> _EXERCISE BRIEF_: Give back exactly the lines that run from the beginning of the entries to the line containing "Serif', 'Times New", both included, and nothing else.
# RECORDS start
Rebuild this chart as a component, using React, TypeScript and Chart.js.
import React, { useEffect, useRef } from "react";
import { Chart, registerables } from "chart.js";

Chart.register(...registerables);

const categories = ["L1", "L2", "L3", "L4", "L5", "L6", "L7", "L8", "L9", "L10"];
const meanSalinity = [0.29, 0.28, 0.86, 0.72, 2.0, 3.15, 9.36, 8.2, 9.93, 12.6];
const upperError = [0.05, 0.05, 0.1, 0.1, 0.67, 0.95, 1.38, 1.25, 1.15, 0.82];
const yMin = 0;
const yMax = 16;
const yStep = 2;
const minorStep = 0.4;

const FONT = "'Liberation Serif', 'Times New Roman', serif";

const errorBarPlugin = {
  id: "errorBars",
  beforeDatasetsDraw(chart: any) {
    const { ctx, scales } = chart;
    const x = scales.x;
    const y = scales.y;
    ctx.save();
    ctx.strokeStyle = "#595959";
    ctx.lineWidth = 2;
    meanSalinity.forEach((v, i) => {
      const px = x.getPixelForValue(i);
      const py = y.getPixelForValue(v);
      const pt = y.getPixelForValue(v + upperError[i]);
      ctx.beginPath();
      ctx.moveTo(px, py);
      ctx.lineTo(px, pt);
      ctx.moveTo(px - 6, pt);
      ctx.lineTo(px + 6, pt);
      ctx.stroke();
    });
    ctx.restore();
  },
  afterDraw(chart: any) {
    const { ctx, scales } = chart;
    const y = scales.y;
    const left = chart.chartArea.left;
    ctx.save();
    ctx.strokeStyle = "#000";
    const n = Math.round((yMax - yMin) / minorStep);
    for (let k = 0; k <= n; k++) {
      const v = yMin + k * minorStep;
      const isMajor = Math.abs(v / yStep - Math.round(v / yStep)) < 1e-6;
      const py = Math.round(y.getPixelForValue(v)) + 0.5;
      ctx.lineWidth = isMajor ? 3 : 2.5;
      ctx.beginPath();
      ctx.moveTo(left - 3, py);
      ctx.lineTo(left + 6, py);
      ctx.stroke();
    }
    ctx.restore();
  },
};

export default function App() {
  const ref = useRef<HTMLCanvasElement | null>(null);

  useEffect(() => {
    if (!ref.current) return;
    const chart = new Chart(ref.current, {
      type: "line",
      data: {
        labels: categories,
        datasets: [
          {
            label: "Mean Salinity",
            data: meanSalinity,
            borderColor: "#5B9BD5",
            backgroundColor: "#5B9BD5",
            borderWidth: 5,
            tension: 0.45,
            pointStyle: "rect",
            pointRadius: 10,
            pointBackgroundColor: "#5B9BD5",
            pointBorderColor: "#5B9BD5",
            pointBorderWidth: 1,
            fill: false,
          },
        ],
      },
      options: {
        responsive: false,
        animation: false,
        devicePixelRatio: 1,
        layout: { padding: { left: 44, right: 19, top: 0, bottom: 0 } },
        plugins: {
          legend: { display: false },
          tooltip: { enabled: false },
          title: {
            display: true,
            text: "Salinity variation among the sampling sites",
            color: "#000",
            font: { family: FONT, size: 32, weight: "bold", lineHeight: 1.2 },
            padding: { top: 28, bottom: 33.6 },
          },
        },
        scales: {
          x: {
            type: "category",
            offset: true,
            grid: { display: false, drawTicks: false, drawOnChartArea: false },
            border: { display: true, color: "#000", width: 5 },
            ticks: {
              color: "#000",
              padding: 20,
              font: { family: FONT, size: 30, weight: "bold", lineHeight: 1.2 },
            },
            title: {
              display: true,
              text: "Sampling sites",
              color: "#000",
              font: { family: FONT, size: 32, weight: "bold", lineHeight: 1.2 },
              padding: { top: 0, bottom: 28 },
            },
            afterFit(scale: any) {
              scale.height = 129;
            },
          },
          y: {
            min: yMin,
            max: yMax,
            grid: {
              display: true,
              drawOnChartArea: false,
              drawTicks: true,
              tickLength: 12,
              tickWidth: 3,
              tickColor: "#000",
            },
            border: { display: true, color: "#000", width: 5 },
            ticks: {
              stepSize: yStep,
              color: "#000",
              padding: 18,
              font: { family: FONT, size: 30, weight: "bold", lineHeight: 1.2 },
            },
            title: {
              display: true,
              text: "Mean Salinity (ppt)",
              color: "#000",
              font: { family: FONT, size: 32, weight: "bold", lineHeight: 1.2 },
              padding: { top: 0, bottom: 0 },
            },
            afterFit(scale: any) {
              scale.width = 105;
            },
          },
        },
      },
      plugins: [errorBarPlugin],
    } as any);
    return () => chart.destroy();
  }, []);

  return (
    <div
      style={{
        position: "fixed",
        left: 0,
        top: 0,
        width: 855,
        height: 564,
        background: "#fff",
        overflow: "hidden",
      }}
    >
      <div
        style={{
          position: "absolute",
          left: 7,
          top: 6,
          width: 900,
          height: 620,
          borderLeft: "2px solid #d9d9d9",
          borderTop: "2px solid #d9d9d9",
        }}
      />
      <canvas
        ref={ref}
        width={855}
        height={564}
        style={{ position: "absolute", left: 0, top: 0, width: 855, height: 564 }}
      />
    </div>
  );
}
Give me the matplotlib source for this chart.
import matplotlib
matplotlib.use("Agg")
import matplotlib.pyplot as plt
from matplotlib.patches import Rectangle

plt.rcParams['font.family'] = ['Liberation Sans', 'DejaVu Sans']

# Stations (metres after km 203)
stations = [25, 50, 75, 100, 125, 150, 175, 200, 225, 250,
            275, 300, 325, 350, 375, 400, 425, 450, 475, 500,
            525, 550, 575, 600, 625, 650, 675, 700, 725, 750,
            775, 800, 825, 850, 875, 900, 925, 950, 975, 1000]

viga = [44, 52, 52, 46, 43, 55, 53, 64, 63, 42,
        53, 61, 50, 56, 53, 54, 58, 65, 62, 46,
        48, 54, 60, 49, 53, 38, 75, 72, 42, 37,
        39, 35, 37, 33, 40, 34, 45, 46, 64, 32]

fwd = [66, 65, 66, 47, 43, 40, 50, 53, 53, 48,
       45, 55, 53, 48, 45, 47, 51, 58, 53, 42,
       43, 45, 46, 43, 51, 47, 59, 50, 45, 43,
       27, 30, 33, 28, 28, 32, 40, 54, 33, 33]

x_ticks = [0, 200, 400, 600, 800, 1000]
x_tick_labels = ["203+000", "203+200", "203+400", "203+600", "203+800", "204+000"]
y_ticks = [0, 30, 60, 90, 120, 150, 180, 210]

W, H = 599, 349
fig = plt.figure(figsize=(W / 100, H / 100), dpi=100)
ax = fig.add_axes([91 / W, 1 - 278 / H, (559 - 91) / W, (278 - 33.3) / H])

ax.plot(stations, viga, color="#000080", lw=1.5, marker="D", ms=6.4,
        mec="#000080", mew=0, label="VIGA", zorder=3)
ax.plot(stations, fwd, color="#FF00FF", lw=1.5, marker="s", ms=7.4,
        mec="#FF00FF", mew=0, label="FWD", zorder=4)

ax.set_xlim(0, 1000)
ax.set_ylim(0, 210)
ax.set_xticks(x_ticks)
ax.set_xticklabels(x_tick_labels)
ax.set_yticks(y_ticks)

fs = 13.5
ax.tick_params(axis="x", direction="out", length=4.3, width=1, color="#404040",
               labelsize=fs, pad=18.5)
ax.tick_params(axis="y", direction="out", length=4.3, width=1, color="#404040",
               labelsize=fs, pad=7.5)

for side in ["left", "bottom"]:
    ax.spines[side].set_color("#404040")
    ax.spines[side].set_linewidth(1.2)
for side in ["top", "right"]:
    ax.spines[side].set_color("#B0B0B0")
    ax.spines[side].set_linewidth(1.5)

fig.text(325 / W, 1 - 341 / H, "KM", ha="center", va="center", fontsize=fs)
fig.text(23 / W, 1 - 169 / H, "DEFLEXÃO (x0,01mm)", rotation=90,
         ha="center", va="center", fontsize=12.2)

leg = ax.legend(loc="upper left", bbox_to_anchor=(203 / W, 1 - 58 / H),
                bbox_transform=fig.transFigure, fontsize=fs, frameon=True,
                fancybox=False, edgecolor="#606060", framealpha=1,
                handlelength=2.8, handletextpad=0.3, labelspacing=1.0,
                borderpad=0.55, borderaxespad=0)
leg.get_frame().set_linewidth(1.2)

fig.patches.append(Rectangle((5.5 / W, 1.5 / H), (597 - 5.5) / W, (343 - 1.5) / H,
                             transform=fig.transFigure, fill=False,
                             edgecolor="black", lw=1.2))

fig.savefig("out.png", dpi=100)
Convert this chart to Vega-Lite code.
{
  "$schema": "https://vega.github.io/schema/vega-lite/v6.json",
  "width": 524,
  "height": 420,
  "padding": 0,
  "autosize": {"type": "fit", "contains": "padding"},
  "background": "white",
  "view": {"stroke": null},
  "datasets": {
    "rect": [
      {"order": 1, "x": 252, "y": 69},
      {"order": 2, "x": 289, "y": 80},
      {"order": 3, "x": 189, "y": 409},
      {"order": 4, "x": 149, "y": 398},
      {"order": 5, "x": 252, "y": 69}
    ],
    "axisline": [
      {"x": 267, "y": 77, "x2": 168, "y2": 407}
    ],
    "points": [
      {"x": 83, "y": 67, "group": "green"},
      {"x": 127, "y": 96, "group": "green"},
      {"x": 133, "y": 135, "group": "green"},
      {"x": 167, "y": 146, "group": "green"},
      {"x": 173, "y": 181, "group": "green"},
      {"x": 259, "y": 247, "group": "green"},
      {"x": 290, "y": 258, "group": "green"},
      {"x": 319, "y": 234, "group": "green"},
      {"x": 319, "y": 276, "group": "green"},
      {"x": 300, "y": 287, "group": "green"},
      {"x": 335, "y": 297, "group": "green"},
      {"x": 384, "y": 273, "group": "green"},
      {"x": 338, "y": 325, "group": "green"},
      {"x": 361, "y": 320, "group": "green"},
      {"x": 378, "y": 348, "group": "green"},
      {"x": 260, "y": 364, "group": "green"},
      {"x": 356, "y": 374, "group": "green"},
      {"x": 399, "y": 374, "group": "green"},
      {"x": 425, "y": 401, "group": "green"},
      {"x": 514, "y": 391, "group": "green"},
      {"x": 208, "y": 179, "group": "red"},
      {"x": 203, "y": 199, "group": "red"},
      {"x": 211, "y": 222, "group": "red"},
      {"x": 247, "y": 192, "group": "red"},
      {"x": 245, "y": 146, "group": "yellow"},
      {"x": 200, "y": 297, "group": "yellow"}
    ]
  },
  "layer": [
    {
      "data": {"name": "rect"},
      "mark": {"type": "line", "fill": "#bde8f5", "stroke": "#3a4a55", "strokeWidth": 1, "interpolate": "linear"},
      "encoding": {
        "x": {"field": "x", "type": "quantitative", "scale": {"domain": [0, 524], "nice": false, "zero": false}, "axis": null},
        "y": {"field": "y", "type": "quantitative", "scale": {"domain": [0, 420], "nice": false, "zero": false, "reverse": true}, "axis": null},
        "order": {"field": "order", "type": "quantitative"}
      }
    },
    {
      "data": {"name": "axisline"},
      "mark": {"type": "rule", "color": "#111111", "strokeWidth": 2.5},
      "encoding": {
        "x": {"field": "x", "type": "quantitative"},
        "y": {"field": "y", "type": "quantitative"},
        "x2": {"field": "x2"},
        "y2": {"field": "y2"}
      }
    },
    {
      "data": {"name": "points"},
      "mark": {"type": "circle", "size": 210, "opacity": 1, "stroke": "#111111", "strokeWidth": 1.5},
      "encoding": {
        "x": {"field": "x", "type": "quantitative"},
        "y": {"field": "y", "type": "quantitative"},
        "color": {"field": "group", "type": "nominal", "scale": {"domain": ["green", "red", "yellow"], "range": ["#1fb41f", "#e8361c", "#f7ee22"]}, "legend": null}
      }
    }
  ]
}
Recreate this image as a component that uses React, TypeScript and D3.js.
# RECORDS end
> _FINAL RESULT_:
Rebuild this chart as a component, using React, TypeScript and Chart.js.
import React, { useEffect, useRef } from "react";
import { Chart, registerables } from "chart.js";

Chart.register(...registerables);

const categories = ["L1", "L2", "L3", "L4", "L5", "L6", "L7", "L8", "L9", "L10"];
const meanSalinity = [0.29, 0.28, 0.86, 0.72, 2.0, 3.15, 9.36, 8.2, 9.93, 12.6];
const upperError = [0.05, 0.05, 0.1, 0.1, 0.67, 0.95, 1.38, 1.25, 1.15, 0.82];
const yMin = 0;
const yMax = 16;
const yStep = 2;
const minorStep = 0.4;

const FONT = "'Liberation Serif', 'Times New Roman', serif";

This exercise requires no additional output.